Fonte: Folha on line - Editorial


O VLS (Veículo Lançador de Satélites), pedra angular do programa espacial brasileiro, prossegue firme no rastro dos fracassos e adiamentos. O foguete cujo desenvolvimento iniciou-se em 1980 voará novamente só em 2012 -se nada mais der errado.

O retrospecto do VLS demonstra que muita coisa ainda pode dar errado. Foram três tentativas e três fiascos: 1997, 1999 e 2003. Na última, a ignição acidental ainda na torre de lançamento causou a morte de 21 técnicos e engenheiros no centro de lançamento de Alcântara (MA).

Há menos de três anos, o governo federal previa no Programa Nacional de Atividades Espaciais 2005-2014 que o quarto protótipo do VLS seria lançado em 2007. Uma previsão tão irrealista quanto a promessa, logo após a tragédia de 2003, de efetuar nova tentativa até 2006.

Os sucessivos descumprimentos deixam patente que o planejamento nessa área complexa é no mínimo errático. O pretexto atual para mais uma postergação é a cultura de segurança que estaria em implementação no Instituto de Aeronáutica e Espaço, órgão encarregado da montar e testar o veículo lançador.

Mais verossímil é que o projeto esteja sofrendo os efeitos de um fluxo inconstante de verbas, moléstia crônica do programa espacial. O orçamento da AEB para 2008 é de meros R$ 189 milhões (R$ 30 milhões para o VLS), 23% menos que em 2007. E só 39% do autorizado para este ano foram realizados até agora.

Nem mesmo a reconstrução da torre destruída em 2003 progrediu. A Agência Espacial Brasileira (AEB) anuncia agora, cinco anos depois, que as obras começarão em 2009.

Em paralelo, criou-se uma empresa binacional para lançar, de Alcântara, o modelo ucraniano Cyclone-4. Obter rendimento comercial com a base maranhense não é má idéia. Mas há boas razões estratégicas para adquirir autonomia na capacidade de lançar satélites em órbita e fazer uso pleno da localização de Alcântara, cuja vizinhança com a linha do Equador favorece a diminuição de custos de lançamento.

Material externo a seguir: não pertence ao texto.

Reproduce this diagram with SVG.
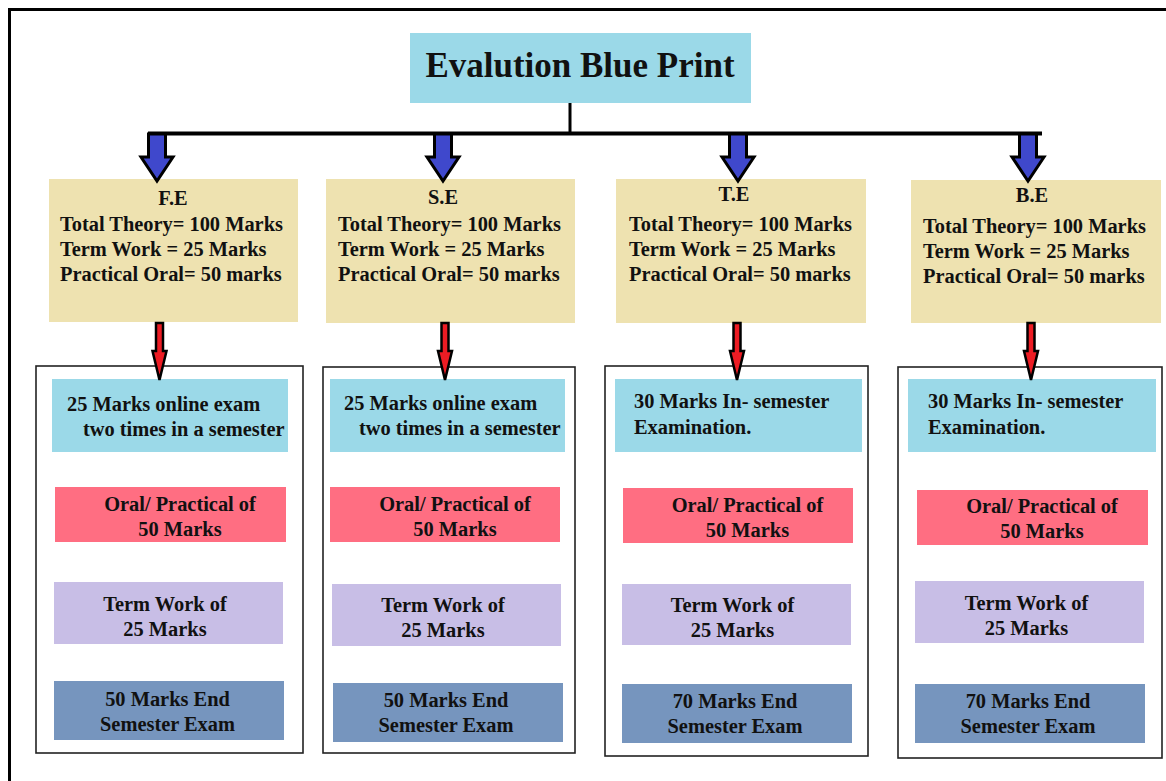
<svg xmlns="http://www.w3.org/2000/svg" xmlns:xlink="http://www.w3.org/1999/xlink" width="1166" height="781" viewBox="0 0 1166 781">
<style>
text{font-family:"Liberation Serif","Times New Roman",serif;font-weight:bold;fill:#111;}
.title{font-size:35px;}
.t{font-size:20.4px;}
.mid{text-anchor:middle;}
.tan{fill:#EEE2B0;}
.cyan{fill:#9BD9E8;}
.pink{fill:#FF6E82;}
.lav{fill:#C8BEE6;}
.steel{fill:#7695BE;}
.col{fill:#fff;stroke:#222;stroke-width:1.6;}
.blue{fill:#3F48CC;stroke:#000;stroke-width:3;stroke-linejoin:miter;}
.red{fill:#ED1C24;stroke:#000;stroke-width:2.5;stroke-linejoin:miter;}
.line{stroke:#000;fill:none;}
</style>
<defs>
<path id="barrow" d="M-8.5,0 H8.5 V23 H16 L0,47 L-16,23 H-8.5 Z"/>
<path id="rarrow" d="M-3.5,0 H3.5 V28 H7 L0,57 L-7,28 H-3.5 Z"/>
</defs>
<rect width="1166" height="781" fill="#fff"/>
<g id="frame">
<path class="line" d="M9.5,781 V9.5 H1166" stroke-width="3"/>
</g>
<g id="title">
<rect x="410" y="33" width="341" height="70" class="cyan"/>
<text x="580" y="77" class="title mid">Evalution Blue Print</text>
</g>
<g id="fe">
<rect x="49" y="179" width="249" height="143" class="tan"/>
<text x="173" y="205" class="t mid">F.E</text>
<text x="60" y="231" class="t">Total Theory= 100 Marks</text>
<text x="60" y="256" class="t">Term Work = 25 Marks</text>
<text x="60" y="281" class="t">Practical Oral= 50 marks</text>
</g>
<g id="se">
<rect x="326" y="179" width="249" height="144" class="tan"/>
<text x="443" y="204" class="t mid">S.E</text>
<text x="338" y="231" class="t">Total Theory= 100 Marks</text>
<text x="338" y="256" class="t">Term Work = 25 Marks</text>
<text x="338" y="281" class="t">Practical Oral= 50 marks</text>
</g>
<g id="te">
<rect x="616" y="179" width="250" height="144" class="tan"/>
<text x="734" y="201" class="t mid">T.E</text>
<text x="629" y="231" class="t">Total Theory= 100 Marks</text>
<text x="629" y="256" class="t">Term Work = 25 Marks</text>
<text x="629" y="281" class="t">Practical Oral= 50 marks</text>
</g>
<g id="be">
<rect x="911" y="180" width="250" height="143" class="tan"/>
<text x="1032" y="202" class="t mid">B.E</text>
<text x="923" y="233" class="t">Total Theory= 100 Marks</text>
<text x="923" y="258" class="t">Term Work = 25 Marks</text>
<text x="923" y="283" class="t">Practical Oral= 50 marks</text>
</g>
<g id="fe-detail">
<rect x="36" y="366" width="267" height="387" class="col"/>
<rect x="52" y="379" width="236" height="73" class="cyan"/>
<text x="67" y="411" class="t">25 Marks online exam</text>
<text x="83" y="436" class="t">two times in a semester</text>
<rect x="55" y="487" width="231" height="55" class="pink"/>
<text x="180" y="511" class="t mid">Oral/ Practical of</text>
<text x="180" y="536" class="t mid">50 Marks</text>
<rect x="54" y="582" width="229" height="62" class="lav"/>
<text x="165" y="611" class="t mid">Term Work of</text>
<text x="165" y="636" class="t mid">25 Marks</text>
<rect x="54" y="681" width="230" height="59" class="steel"/>
<text x="167.5" y="706" class="t mid">50 Marks End</text>
<text x="167.5" y="731" class="t mid">Semester Exam</text>
</g>
<g id="se-detail">
<rect x="323" y="367" width="252" height="386" class="col"/>
<rect x="330" y="379" width="235" height="73" class="cyan"/>
<text x="344" y="410" class="t">25 Marks online exam</text>
<text x="359" y="435" class="t">two times in a semester</text>
<rect x="330" y="487" width="230" height="55" class="pink"/>
<text x="455" y="511" class="t mid">Oral/ Practical of</text>
<text x="455" y="536" class="t mid">50 Marks</text>
<rect x="332" y="584" width="229" height="62" class="lav"/>
<text x="443" y="612" class="t mid">Term Work of</text>
<text x="443" y="637" class="t mid">25 Marks</text>
<rect x="333" y="683" width="230" height="59" class="steel"/>
<text x="446" y="707" class="t mid">50 Marks End</text>
<text x="446" y="732" class="t mid">Semester Exam</text>
</g>
<g id="te-detail">
<rect x="605" y="366" width="263" height="390" class="col"/>
<rect x="615" y="379" width="247" height="73" class="cyan"/>
<text x="634" y="408" class="t">30 Marks In- semester</text>
<text x="634" y="434" class="t">Examination.</text>
<rect x="623" y="488" width="230" height="55" class="pink"/>
<text x="747.5" y="512" class="t mid">Oral/ Practical of</text>
<text x="747.5" y="537" class="t mid">50 Marks</text>
<rect x="622" y="584" width="229" height="61" class="lav"/>
<text x="732.5" y="612" class="t mid">Term Work of</text>
<text x="732.5" y="637" class="t mid">25 Marks</text>
<rect x="622" y="684" width="230" height="59" class="steel"/>
<text x="735" y="708" class="t mid">70 Marks End</text>
<text x="735" y="733" class="t mid">Semester Exam</text>
</g>
<g id="be-detail">
<rect x="898" y="367" width="264" height="391" class="col"/>
<rect x="908" y="379" width="248" height="73" class="cyan"/>
<text x="928" y="408" class="t">30 Marks In- semester</text>
<text x="928" y="434" class="t">Examination.</text>
<rect x="917" y="490" width="231" height="55" class="pink"/>
<text x="1042" y="513" class="t mid">Oral/ Practical of</text>
<text x="1042" y="538" class="t mid">50 Marks</text>
<rect x="915" y="581" width="229" height="62" class="lav"/>
<text x="1026.5" y="610" class="t mid">Term Work of</text>
<text x="1026.5" y="635" class="t mid">25 Marks</text>
<rect x="915" y="684" width="230" height="59" class="steel"/>
<text x="1028" y="708" class="t mid">70 Marks End</text>
<text x="1028" y="733" class="t mid">Semester Exam</text>
</g>
<g id="connectors">
<line class="line" x1="570" y1="103" x2="570" y2="135" stroke-width="3"/>
<line class="line" x1="148" y1="133.5" x2="1042" y2="133.5" stroke-width="4"/>
<use xlink:href="#barrow" class="blue" x="157" y="134"/>
<use xlink:href="#barrow" class="blue" x="443" y="134"/>
<use xlink:href="#barrow" class="blue" x="738" y="134"/>
<use xlink:href="#barrow" class="blue" x="1028" y="134"/>
<use xlink:href="#rarrow" class="red" x="159.5" y="323"/>
<use xlink:href="#rarrow" class="red" x="445" y="323"/>
<use xlink:href="#rarrow" class="red" x="737" y="323"/>
<use xlink:href="#rarrow" class="red" x="1031" y="323"/>
</g>
</svg>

Já se disse aqui que o Brasil possui dimensões, recursos e massa crítica para justificar um programa espacial de verdade. Argumento similar pode ser adiantado a favor do desenvolvimento de um submarino de propulsão nuclear, outro projeto estratégico que o país ensaia há décadas sem traduzir em recursos suficientes toda a retórica grandiloqüente que os cerca. Passa da hora de fazê-los deslanchar.